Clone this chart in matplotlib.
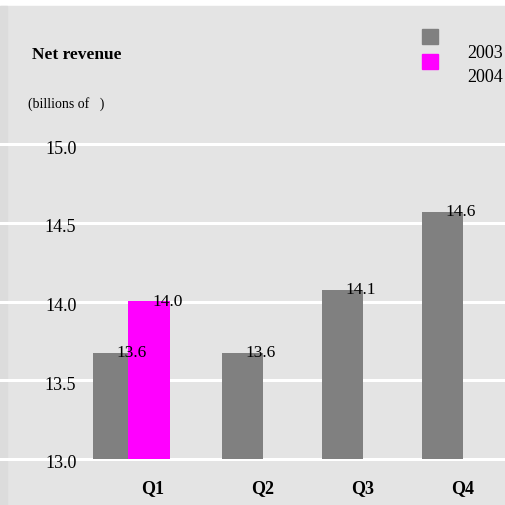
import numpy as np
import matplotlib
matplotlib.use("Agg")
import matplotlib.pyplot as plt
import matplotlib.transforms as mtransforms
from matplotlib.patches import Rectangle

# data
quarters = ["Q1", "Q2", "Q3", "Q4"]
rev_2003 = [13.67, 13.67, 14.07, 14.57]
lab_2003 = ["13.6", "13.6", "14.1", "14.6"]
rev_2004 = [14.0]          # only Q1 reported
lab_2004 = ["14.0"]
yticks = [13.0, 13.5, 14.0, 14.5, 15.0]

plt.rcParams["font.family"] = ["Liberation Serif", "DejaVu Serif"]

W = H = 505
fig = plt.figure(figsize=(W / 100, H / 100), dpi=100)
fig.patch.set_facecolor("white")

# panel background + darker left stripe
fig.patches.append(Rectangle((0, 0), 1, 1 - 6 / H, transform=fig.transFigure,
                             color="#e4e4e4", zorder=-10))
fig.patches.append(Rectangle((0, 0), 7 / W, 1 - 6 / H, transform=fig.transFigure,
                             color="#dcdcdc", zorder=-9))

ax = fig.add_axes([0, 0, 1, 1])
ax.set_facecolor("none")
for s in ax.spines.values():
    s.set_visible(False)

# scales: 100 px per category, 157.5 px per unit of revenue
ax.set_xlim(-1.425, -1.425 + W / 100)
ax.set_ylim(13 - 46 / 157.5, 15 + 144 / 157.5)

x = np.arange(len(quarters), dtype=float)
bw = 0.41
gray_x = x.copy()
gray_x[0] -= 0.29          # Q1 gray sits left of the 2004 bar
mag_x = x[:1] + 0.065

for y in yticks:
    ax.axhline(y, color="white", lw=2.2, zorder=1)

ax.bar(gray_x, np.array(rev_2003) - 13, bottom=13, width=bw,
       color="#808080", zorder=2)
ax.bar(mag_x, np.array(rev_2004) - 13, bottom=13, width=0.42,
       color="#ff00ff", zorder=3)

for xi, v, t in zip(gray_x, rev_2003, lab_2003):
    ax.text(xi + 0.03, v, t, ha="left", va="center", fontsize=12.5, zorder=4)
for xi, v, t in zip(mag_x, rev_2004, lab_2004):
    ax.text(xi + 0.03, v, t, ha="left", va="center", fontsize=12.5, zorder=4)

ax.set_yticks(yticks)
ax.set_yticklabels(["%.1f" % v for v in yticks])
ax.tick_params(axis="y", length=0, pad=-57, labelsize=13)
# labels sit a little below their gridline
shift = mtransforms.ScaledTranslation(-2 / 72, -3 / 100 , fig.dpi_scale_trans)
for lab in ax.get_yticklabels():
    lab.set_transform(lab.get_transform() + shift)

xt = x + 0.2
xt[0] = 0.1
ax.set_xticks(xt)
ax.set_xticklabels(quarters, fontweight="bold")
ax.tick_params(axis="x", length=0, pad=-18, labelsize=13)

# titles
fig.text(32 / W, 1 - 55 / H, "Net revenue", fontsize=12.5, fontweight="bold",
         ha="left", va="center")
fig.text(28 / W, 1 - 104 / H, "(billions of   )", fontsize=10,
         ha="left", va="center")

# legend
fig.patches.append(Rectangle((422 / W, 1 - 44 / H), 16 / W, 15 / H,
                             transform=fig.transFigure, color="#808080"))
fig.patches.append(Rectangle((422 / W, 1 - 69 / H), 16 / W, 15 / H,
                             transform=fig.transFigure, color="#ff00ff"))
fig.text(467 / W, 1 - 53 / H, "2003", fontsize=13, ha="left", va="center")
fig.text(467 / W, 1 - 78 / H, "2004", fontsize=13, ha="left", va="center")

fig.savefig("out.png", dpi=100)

--------------------

• [WHAT THE TASK ASKS]:
Search the preceding listing for the word "matplotlib" and pull out every line that holds it.

• [FINAL ANSWER]:
Clone this chart in matplotlib.
import matplotlib
matplotlib.use("Agg")
import matplotlib.pyplot as plt
import matplotlib.transforms as mtransforms
from matplotlib.patches import Rectangle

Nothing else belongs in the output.